Ma lunedì 16 dicembre non manda in scena solamente le abitazioni o gli immobili strumentali. Segnata sull’agenda degli italiani c’è anche la Tares, che secondo i calcoli della Uil è aumentata del 35% in un anno, portando il conto 2013 a 305 euro di media. Una situazione che, per le imprese e secondo la denuncia della Cgia di Mestre, determina un boom di aumenti fiscali. L’organizzazione veneta rileva come sui capannoni l’Imu è aumentata fino al 10% mentre con la Tares ci saranno aumenti per i negozi di frutta e verdura (+34,5%) e per ristoranti, trattorie e pizzerie (+31%).
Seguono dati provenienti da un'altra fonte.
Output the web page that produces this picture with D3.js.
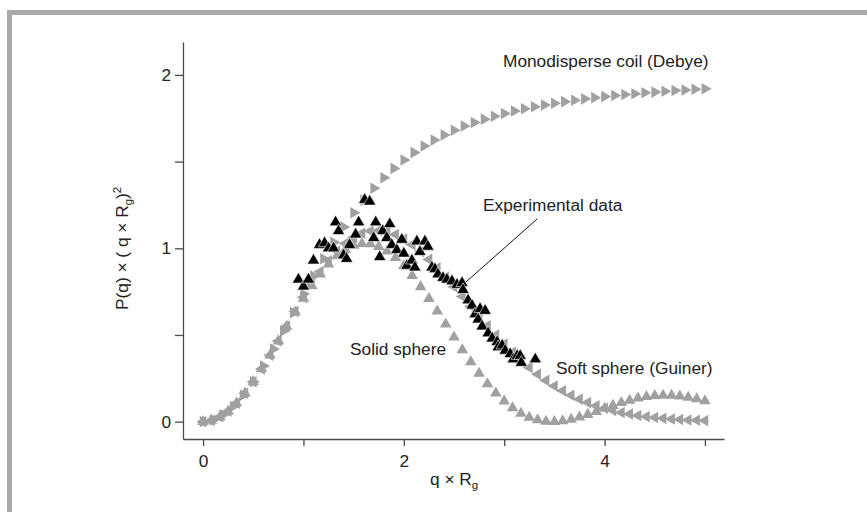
<!DOCTYPE html>
<html>
<head>
<meta charset="utf-8">
<script src="https://cdn.jsdelivr.net/npm/d3@7"></script>
<style>
  html, body { margin: 0; padding: 0; background: #ffffff; }
  svg { display: block; font-family: "Liberation Sans", Arial, Helvetica, sans-serif; }
</style>
</head>
<body>
<svg id="chart" width="867" height="512"></svg>
<script>
// ---- Kratky plot data: P(q) x (q x Rg)^2 against q x Rg ----

// Monodisperse coil (Debye)
const qDebye = [0, 0.1, 0.2, 0.3, 0.4, 0.5, 0.6, 0.7, 0.8, 0.9, 1.0, 1.1, 1.2, 1.3, 1.4, 1.5, 1.6, 1.7, 1.8, 1.9,
  2.0, 2.1, 2.2, 2.3, 2.4, 2.5, 2.6, 2.7, 2.8, 2.9, 3.0, 3.1, 3.2, 3.3, 3.4, 3.5, 3.6, 3.7, 3.8, 3.9,
  4.0, 4.1, 4.2, 4.3, 4.4, 4.5, 4.6, 4.7, 4.8, 4.9, 5.0];
const pDebye = [0, 0.010, 0.040, 0.087, 0.152, 0.230, 0.321, 0.419, 0.523, 0.629, 0.736, 0.840, 0.940, 1.035, 1.123,
  1.205, 1.279, 1.346, 1.407, 1.461, 1.509, 1.552, 1.590, 1.624, 1.654, 1.681, 1.705, 1.726, 1.745, 1.762,
  1.778, 1.792, 1.805, 1.816, 1.827, 1.837, 1.846, 1.854, 1.862, 1.869, 1.875, 1.881, 1.887, 1.892, 1.897,
  1.901, 1.906, 1.910, 1.913, 1.917, 1.920];

// Shared q grid for the two sphere models
const qModel = [0, 0.083, 0.167, 0.25, 0.333, 0.417, 0.5, 0.583, 0.667, 0.75, 0.833, 0.917, 1, 1.083, 1.167, 1.25,
  1.333, 1.417, 1.5, 1.583, 1.667, 1.75, 1.833, 1.917, 2, 2.083, 2.167, 2.25, 2.333, 2.417, 2.5, 2.583, 2.667,
  2.75, 2.833, 2.917, 3, 3.083, 3.167, 3.25, 3.333, 3.417, 3.5, 3.583, 3.667, 3.75, 3.833, 3.917, 4, 4.083,
  4.167, 4.25, 4.333, 4.417, 4.5, 4.583, 4.667, 4.75, 4.833, 4.917, 5];

// Soft sphere (Guinier)
const pGuinier = [0, 0.007, 0.028, 0.061, 0.107, 0.164, 0.230, 0.304, 0.383, 0.466, 0.551, 0.635, 0.717, 0.794,
  0.865, 0.928, 0.983, 1.028, 1.063, 1.087, 1.100, 1.103, 1.096, 1.080, 1.054, 1.021, 0.982, 0.936, 0.887,
  0.834, 0.778, 0.722, 0.665, 0.608, 0.553, 0.499, 0.448, 0.400, 0.354, 0.312, 0.274, 0.238, 0.206, 0.178,
  0.152, 0.130, 0.110, 0.092, 0.077, 0.064, 0.053, 0.044, 0.036, 0.029, 0.024, 0.019, 0.015, 0.012, 0.010,
  0.008, 0.006];

// Solid sphere
const pSphere = [0, 0.007, 0.028, 0.061, 0.107, 0.164, 0.230, 0.304, 0.383, 0.465, 0.549, 0.631, 0.711, 0.784,
  0.851, 0.909, 0.956, 0.992, 1.016, 1.027, 1.025, 1.010, 0.984, 0.946, 0.898, 0.842, 0.778, 0.709, 0.637,
  0.562, 0.487, 0.414, 0.344, 0.278, 0.218, 0.164, 0.118, 0.079, 0.048, 0.025, 0.010, 0.002, 0.000, 0.004,
  0.013, 0.026, 0.041, 0.058, 0.076, 0.093, 0.109, 0.123, 0.135, 0.144, 0.150, 0.152, 0.152, 0.147, 0.140,
  0.131, 0.119];

// Experimental data
const qExp = [0.95, 1.00, 1.05, 1.10, 1.16, 1.21, 1.25, 1.30, 1.32, 1.35, 1.40, 1.43, 1.46, 1.52, 1.55, 1.61,
  1.66, 1.70, 1.72, 1.76, 1.79, 1.83, 1.86, 1.88, 1.93, 1.98, 2.00, 2.03, 2.08, 2.11, 2.13, 2.16, 2.21, 2.24,
  2.28, 2.31, 2.34, 2.39, 2.43, 2.48, 2.53, 2.58, 2.59, 2.64, 2.68, 2.71, 2.74, 2.76, 2.78, 2.81, 2.84, 2.88,
  2.93, 2.94, 2.98, 3.01, 3.06, 3.09, 3.13, 3.16, 3.17, 3.31];
const pExp = [0.82, 0.78, 0.82, 0.93, 1.02, 1.03, 1.00, 1.00, 1.15, 1.10, 0.96, 0.94, 1.02, 1.08, 1.15, 1.28,
  1.27, 1.06, 1.15, 0.95, 1.10, 1.06, 1.14, 1.02, 0.99, 1.05, 0.97, 0.90, 0.93, 0.89, 1.04, 0.98, 1.04, 1.01,
  0.89, 0.88, 0.85, 0.83, 0.82, 0.81, 0.79, 0.80, 0.76, 0.70, 0.67, 0.62, 0.59, 0.65, 0.55, 0.64, 0.51, 0.48,
  0.46, 0.43, 0.44, 0.41, 0.39, 0.36, 0.38, 0.38, 0.34, 0.36];

// Axis ticks
const xTicks = [0, 1, 2, 3, 4, 5];
const xTickLabels = ["0", "", "2", "", "4", ""];
const yTicks = [0, 0.5, 1, 1.5, 2];
const yTickLabels = ["0", "", "1", "", "2"];

// Callout pointing at the experimental curve (data coordinates)
const calloutQ = [3.33, 2.62];
const calloutP = [1.17, 0.806];

// ---- drawing ----
const W = 867, H = 512;
const svg = d3.select("#chart");
const GRAY = "#a0a0a0";
const AXIS = "#4a4a4a";
const TEXT = "#222222";
const FS = 17.3;

// grey frame along top and left edge
svg.append("rect").attr("x", 7).attr("y", 10).attr("width", W - 7).attr("height", 5).attr("fill", "#aaaaaa");
svg.append("rect").attr("x", 7).attr("y", 10).attr("width", 5).attr("height", H - 10).attr("fill", "#aaaaaa");

const x = d3.scaleLinear().domain([-0.2, 5.19]).range([183, 724]);
const y = d3.scaleLinear().domain([-0.1, 2.19]).range([439, 42]);

const xAxis = d3.axisBottom(x).tickValues(xTicks)
  .tickFormat((d, i) => xTickLabels[i]).tickSize(7).tickPadding(9).tickSizeOuter(0);
const yAxis = d3.axisLeft(y).tickValues(yTicks)
  .tickFormat((d, i) => yTickLabels[i]).tickSize(8).tickPadding(4).tickSizeOuter(0);

const gx = svg.append("g").attr("transform", `translate(0,${y.range()[0]})`).call(xAxis);
const gy = svg.append("g").attr("transform", `translate(${x.range()[0]},0)`).call(yAxis);
[gx, gy].forEach(g => {
  g.select(".domain").attr("stroke", AXIS).attr("stroke-width", 1.3);
  g.selectAll(".tick line").attr("stroke", AXIS).attr("stroke-width", 1.3);
  g.selectAll(".tick text").attr("fill", TEXT).attr("font-size", FS)
    .attr("font-family", "'Liberation Sans', Arial, sans-serif");
});

// axis titles
const yTitle = svg.append("text")
  .attr("transform", "translate(127.5,310) rotate(-90)")
  .attr("text-anchor", "start").attr("font-size", FS).attr("fill", TEXT);
yTitle.append("tspan").text("P(q) \u00d7 ( q \u00d7 R");
yTitle.append("tspan").attr("font-size", 11.5).attr("dy", 4).text("g");
yTitle.append("tspan").attr("dy", -4).text(")");
yTitle.append("tspan").attr("font-size", 11.5).attr("dy", -7).text("2");

const xTitle = svg.append("text")
  .attr("x", 430).attr("y", 485)
  .attr("text-anchor", "start").attr("font-size", FS).attr("fill", TEXT);
xTitle.append("tspan").text("q \u00d7 R");
xTitle.append("tspan").attr("font-size", 11.5).attr("dy", 4).text("g");

// markers
const grayTri = d3.symbol().type(d3.symbolTriangle).size(58)();
const blackTri = d3.symbol().type(d3.symbolTriangle).size(66)();

function drawSeries(qs, ps, angle, shape, fill, stroke) {
  svg.append("g").selectAll("path")
    .data(qs.map((q, i) => [q, ps[i]]))
    .join("path")
    .attr("d", shape)
    .attr("transform", d => `translate(${x(d[0])},${y(d[1])}) rotate(${angle})`)
    .attr("fill", fill)
    .attr("stroke", stroke || "none")
    .attr("stroke-width", stroke ? 0.6 : 0);
}

drawSeries(qModel, pGuinier, -90, grayTri, GRAY);
drawSeries(qModel, pSphere, 0, grayTri, GRAY);
drawSeries(qDebye, pDebye, 90, grayTri, GRAY);
drawSeries(qExp, pExp, 0, blackTri, "#000000", "#ffffff");

// callout line for the experimental data
svg.append("line")
  .attr("x1", x(calloutQ[0])).attr("y1", y(calloutP[0]))
  .attr("x2", x(calloutQ[1])).attr("y2", y(calloutP[1]))
  .attr("stroke", "#111").attr("stroke-width", 1);

// curve labels
const labels = [
  { t: "Monodisperse coil (Debye)", x: 503, y: 66.5 },
  { t: "Experimental data", x: 483, y: 210.5 },
  { t: "Solid sphere", x: 350, y: 355 },
  { t: "Soft sphere (Guiner)", x: 556, y: 374 }
];
svg.append("g").selectAll("text").data(labels).join("text")
  .attr("x", d => d.x).attr("y", d => d.y)
  .attr("font-size", FS).attr("fill", TEXT)
  .text(d => d.t);
</script>
</body>
</html>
Per molti imprenditori – secondo la Cgia – la nuova tornata fiscale con le scadenze di domani sarà, da un punto di vista economico, una giornata campale. Oltre a dover pagare la seconda rata dell’Imu sugli immobili strumentali, molti Comuni hanno previsto entro il 16 di dicembre il versamento del saldo della Tares ovvero, il nuovo tributo sui rifiuti. Rispetto al 2012, gli aumenti – rileva la Cgia – che una buona parte di questi imprenditori ha subito quest’anno sono veramente molto pesanti. “A tal proposito – ricorda il segretario della Cgia Giuseppe Bortolussi – questi aumenti vanno a sommarsi a quelli già avvenuti l’anno scorso. Rispetto a quando si pagava l’Ici, i proprietari di capannoni hanno subito nel 2012 un incremento medio del 100%, con punte che in molti casi hanno toccato il 154%”. “Come è possibile – conclude Bortolussi riferendosi alla Tares – subire questi aumenti quando negli ultimi 5 anni di crisi economica la produzione dei rifiuti è diminuita del 5% e l’incidenza della raccolta differenziata, che ha consentito una forte riduzione dei costi di smaltimento, è aumentata del 30,5%”.